Así que aquí lo tienen, una parte bien pequeña de Que todo arda.


La noticia de la que se hablaba cada vez más eran los asaltos a los almacenes de víveres del partido de gobierno. Las estructuras del régimen establecieron un sistema de administración de las donaciones internacionales: una parte era etiquetada con propaganda de la pareja presidencial y regalada a su militancia, y otra porción era vendida en el mercado negro; pero en la última semana tres centros de almacenaje habían sido atacados por una enigmática agrupación que extrajo las provisiones y las entregó en iglesias para su distribución gratuita.

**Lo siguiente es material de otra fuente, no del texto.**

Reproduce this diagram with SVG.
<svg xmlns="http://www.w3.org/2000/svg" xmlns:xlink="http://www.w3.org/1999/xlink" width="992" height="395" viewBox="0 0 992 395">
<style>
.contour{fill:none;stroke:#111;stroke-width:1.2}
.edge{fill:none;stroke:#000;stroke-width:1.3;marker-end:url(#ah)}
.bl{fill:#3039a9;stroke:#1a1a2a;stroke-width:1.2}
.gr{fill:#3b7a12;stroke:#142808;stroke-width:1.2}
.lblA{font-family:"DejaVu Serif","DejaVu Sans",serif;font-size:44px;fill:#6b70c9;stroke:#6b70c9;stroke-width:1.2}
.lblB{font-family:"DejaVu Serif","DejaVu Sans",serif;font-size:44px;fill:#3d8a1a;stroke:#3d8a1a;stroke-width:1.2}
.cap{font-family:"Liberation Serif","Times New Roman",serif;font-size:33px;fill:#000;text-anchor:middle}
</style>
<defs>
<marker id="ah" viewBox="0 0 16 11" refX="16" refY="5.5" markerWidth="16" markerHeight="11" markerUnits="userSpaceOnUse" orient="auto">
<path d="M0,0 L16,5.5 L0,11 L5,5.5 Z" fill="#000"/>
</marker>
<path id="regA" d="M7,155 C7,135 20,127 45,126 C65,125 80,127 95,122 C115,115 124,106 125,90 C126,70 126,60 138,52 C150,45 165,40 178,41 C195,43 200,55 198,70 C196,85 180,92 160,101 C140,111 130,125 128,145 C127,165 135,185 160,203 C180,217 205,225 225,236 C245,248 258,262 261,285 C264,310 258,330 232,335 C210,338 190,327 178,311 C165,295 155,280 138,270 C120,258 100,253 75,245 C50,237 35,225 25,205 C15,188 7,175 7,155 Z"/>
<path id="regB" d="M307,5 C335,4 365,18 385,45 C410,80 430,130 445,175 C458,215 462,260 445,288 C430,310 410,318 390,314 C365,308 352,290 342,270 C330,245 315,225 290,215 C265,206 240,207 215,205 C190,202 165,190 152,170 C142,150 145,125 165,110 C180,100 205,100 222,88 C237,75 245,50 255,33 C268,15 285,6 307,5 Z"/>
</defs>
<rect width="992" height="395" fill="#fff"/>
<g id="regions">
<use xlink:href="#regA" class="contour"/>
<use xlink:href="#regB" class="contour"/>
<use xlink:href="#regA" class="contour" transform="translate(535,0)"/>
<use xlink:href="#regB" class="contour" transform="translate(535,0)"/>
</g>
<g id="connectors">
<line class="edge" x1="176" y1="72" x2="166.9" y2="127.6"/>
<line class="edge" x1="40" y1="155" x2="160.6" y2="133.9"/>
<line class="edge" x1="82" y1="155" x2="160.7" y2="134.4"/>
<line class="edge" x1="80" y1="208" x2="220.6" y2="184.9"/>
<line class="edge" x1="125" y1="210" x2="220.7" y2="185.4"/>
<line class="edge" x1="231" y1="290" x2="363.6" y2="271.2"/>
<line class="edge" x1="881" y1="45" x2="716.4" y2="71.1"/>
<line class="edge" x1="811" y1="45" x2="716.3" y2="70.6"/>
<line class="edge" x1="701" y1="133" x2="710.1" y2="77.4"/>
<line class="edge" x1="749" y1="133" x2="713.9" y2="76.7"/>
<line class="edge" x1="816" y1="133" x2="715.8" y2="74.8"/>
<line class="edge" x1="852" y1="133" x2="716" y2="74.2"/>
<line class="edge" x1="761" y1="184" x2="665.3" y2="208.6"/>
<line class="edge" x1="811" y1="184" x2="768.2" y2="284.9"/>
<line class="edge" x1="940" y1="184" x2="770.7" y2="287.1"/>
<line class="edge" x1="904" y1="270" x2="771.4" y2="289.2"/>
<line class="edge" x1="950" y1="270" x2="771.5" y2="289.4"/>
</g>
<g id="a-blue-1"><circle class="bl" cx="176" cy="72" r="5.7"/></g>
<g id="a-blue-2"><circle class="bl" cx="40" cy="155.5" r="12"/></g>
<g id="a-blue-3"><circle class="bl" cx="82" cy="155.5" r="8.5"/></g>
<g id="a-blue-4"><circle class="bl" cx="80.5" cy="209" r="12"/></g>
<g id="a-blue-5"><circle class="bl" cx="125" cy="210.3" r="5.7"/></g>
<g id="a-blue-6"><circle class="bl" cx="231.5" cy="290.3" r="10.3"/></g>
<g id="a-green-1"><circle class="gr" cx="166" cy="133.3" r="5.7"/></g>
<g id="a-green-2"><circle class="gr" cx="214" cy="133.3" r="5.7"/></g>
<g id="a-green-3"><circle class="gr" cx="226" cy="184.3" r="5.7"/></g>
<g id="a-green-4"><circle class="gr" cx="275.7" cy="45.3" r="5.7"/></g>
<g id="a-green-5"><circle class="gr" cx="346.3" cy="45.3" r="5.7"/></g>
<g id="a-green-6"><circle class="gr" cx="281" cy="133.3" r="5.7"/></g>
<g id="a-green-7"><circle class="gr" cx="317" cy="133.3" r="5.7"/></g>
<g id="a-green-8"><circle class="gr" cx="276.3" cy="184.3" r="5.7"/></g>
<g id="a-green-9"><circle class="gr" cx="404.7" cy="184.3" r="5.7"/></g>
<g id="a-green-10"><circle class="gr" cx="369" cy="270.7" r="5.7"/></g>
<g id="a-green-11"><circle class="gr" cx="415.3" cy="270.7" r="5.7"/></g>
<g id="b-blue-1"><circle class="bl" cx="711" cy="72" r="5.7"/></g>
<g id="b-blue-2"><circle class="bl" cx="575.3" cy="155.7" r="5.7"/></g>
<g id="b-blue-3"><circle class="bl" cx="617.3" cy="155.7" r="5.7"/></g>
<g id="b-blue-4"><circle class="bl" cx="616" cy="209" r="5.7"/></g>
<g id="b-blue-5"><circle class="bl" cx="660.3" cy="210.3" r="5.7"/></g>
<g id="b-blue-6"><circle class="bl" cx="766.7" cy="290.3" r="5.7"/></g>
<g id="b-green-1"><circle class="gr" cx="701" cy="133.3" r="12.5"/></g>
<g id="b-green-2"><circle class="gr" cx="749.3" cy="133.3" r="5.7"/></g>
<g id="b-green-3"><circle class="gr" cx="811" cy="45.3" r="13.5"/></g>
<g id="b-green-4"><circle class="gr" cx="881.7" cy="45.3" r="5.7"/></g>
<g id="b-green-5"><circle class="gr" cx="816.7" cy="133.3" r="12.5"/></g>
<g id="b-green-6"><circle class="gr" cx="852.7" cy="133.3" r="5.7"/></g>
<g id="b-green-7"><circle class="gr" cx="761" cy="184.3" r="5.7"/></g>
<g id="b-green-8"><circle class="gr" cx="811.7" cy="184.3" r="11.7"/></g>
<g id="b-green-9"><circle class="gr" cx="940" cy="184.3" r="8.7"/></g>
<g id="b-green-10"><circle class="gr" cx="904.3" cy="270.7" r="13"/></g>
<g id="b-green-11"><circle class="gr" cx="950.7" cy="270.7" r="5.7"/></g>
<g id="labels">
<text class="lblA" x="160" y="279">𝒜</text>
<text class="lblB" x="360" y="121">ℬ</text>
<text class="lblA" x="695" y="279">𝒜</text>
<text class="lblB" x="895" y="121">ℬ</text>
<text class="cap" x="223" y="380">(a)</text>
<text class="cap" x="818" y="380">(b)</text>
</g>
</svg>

Cuando la censura gubernamental reaccionó, la información ya circulaba en las calles y los testimonios de los sobrevivientes causaron conmoción en todo el país. Se decía que los atacantes eran fantasmas, o al menos lo parecían, pues sus rostros estaban cubiertos por capuchas cónicas blancas y vestían algo similar a túnicas. Pero, fantasmas o no, por la eficacia de sus acciones era evidente que contaban con entrenamiento táctico militar avanzado.

El modus operandi era rápido, preciso y sin margen de error. Los guardias no escuchaban ruido y, cuando se percataban del ataque, ya los estaban apuntando por la espalda con armas de alto calibre. En ningún caso tuvieron oportunidad de dar la voz de alarma, mucho menos de defenderse. Desarmados y amordazados, los agrupaban junto con el resto del personal del almacén; y a partir de este punto lo que habría podido ser un simple robo tomaba un cariz mucho más siniestro.

El líder de los atacantes solicitaba a los rehenes arrodillarse y rezar. Era una oración en la que todos pedían perdón a Dios por los pecados cometidos y los que estaban a punto de cometer. Terminado el rezo, uno a uno los prisioneros eran elevados cabeza abajo, con los pies y las manos presionados contra la pared. Acto seguido una tríada de captores les perforaba las extremidades, utilizando taladros industriales, para luego anclarlas con pernos.

Una vez que todos los rehenes se hallaban crucificados, eran interrogados individualmente, y no se salvaban ni los que se desmayaban de miedo o de dolor, porque el líder los reanimaba asestándoles las bofetadas necesarias. “¿Renuncia usted a servir a la pareja satánica para entregarse a Dios, nuestro señor, representado en esta tierra por su emisario el ángel?”, preguntaba después en un tono lineal, desprovisto de cualquier emoción, como quien lee la lista de compras del supermercado o las instrucciones del champú.

A quienes se rehusaron a servir al ángel se les hizo un fino corte en la tráquea para que lentamente se ahogaran con su propia sangre. A los que aceptaron su “bautismo” y declararon arrepentimiento se les marcó el símbolo de la letra Omega en la cara, usando metal incandescente.

La crueldad de los “Soldados del Ángel”, como los asaltantes se hicieron llamar, no impidió que su popularidad creciera a toda velocidad. Su símbolo aparecía en los muros de cada barrio, asentamiento y residencial de la ciudad, pese a que el gobierno destacó brigadas policiales cuya única función era la de colocar pintura negra sobre cualquier expresión gráfica subversiva. Decenas de tropas fueron desplegadas, además, con la orientación de apresar a todo ciudadano que resultara sospechoso; pero la gente seguía acudiendo a las iglesias para retirar paquetes de comida, mostrando una gratitud desmedida a párrocos y pastores, a quienes consideraban la cara pública del “comando que Dios envió para hacer justicia en Nicaragua”. Los líderes religiosos trataban de mantener distancia condenando la violencia, pero no se atrevían a incumplir la labor encomendada por el grupo del ángel; algunos por temor a represalias, otros porque de verdad creían que se trataba de una intervención divina.

Día a día la tensión se incrementaba y el régimen no parecía tener una estrategia clara para enfrentar la situación. El secretismo estatal propiciaba los más fantasiosos rumores, afectando la moral de los partidarios del gobierno, quienes furtivamente culpaban a la primera dama y su brujo de haber causado la ira de Dios. Estos rumores se dispararon cuando, en un arrebato, la Policía decidió incautar provisiones en una iglesia y a las dos horas aparecieron los cuerpos de nueve agentes crucificados cabeza abajo sobre una valla publicitaria. Encapuchados blancos se encargaron personalmente de distribuir los víveres recuperados en el sector más pobre de la capital. Fueron recibidos como dioses.